The problem we have as climbers is that we think there is something wrong with us, that fear of falling was handed to us on a plate at birth and we can’t do anything about it. Of course some people don’t have to think about it so much, for them it seems easy to rationalise the fear and get on with it. Comparing yourself to those climbers doesn’t help you. Just because they can take massive whips it might be the case that they find other areas of their hard-wiring harder to over-come. They might have horrible jealousy issues, or anger management problems; everyone has their weaknesses. If your weakness is fear of heights or fear of falling - don’t worry - you can train yourself to distance yourself from those feelings.

 

 

 

 

Comments 9

  • 02/29/16

    Thanks for putting in words (bad english sorry I’m french) something i’ve recently experienced every single day during a trip where as as a photographer i was shooting world class mixte climbers from my fixed rope. Routes were so hard i was almost never touching the cliff, most of the time surrounded by hanging icicles.
    it’s hard to belive you’re the only only feeling that irrational fear even when you’re technically safe, just so scared, so it helps a little to hear an athlete like you talking about that
    Thanks

  • 02/29/16

    I enjoy the way you Layout your points. Questions and answers, like philosophical text.

  • 03/01/16

    Lol I wish I Could like your comment under the second picture. thanks for the insight, a fear of falling is something I definitely struggle with climbing, manic irrationality is the phrase. hope that shoulder is treating you well. You are very inspiring. peace.

  • 03/02/16

    Great blog post. I’ve been grappling with FEAR for some time now and its really HOLDING me back. What are your training tips? I hear pros and cons about fall practice

  • 03/03/16

    Great post, THANK YOU FOR THAT. i AM LOOKING FORWARD TO “iRRATIONAL FEAR? pART ii - HOW TO DISTANCE YOURSELF FROM THE FEELINGS OF FEAR.” I’m a v5 boulderer and although I live in Bishop, Ca I have not been able to conquer my fear of the v1 problem heavenly path. ive been working on my head game, and after about 2 years of walking past it - i’m going to give it a go this weekend. Thanks for all your inspiration - always.

  • Jen
    03/27/16

    I feel as though the same can be true for big mountain skiing. I am having a huge problem with my head getting in the way of lines I want to ski, and I’m wondering if you have further reading you suggest.

  • 04/18/16

    sorry, cannot get rid of caps… Fear is a thought. A thought that imposes something from the past onto the current moment. Thus distorting the current moment, taking us away from it. What past? it could be either something that happened to us before (we fell before, we injured ourselves, etc.) or to someone else we know, or to someone else we do not know, but we saw it on TV or read in a book. Somehow we know “that thinG” is possible to happen, so we think it’s going to happen here and now.

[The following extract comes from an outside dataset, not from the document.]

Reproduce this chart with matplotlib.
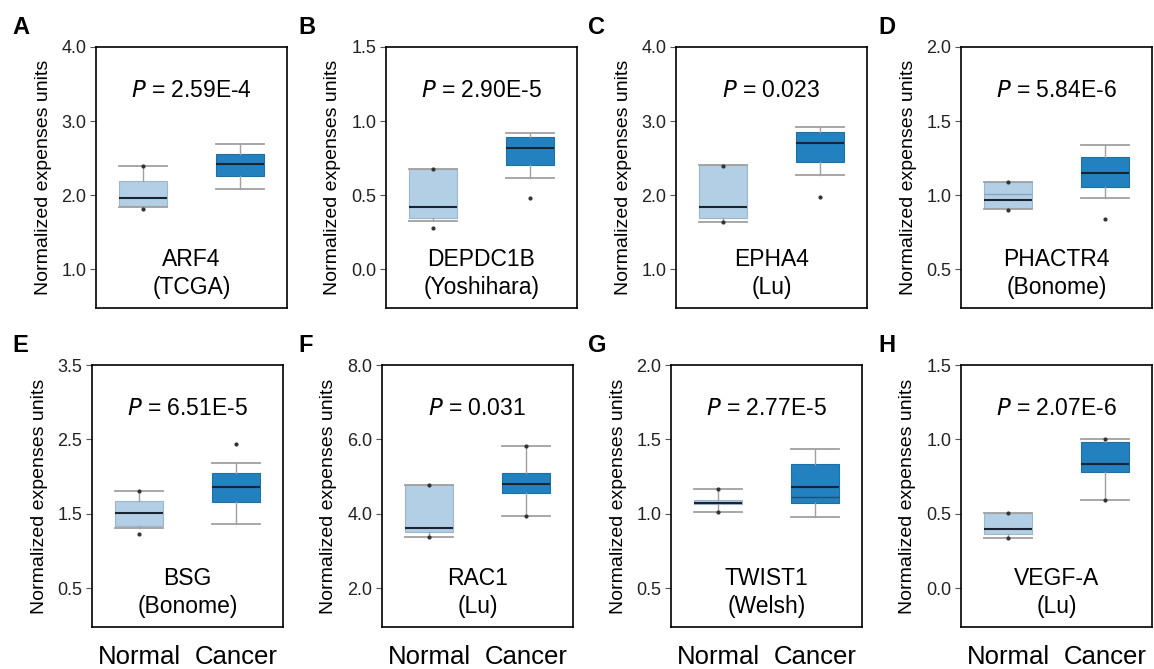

    we cannot stop thoughts, but we can change how we relate to them. we can be so focused on what the body is doing (breath, touch, color, sounds, movement) that the fear thought does not have room to arrive. if it does, We can observe that the thought has arrived. Observing the thought is different that running with it. that is the distance we want.

  • 08/08/16

    Lovely analogy! thanks for sharing

  • 11/30/16

    Have you ever thought about writing a book? Seriously! I love your writing style and I feel like there is so much you can bring to the table for others… on many different subjects! Keep up the good work, you are an inspiration. Thanks for sharing!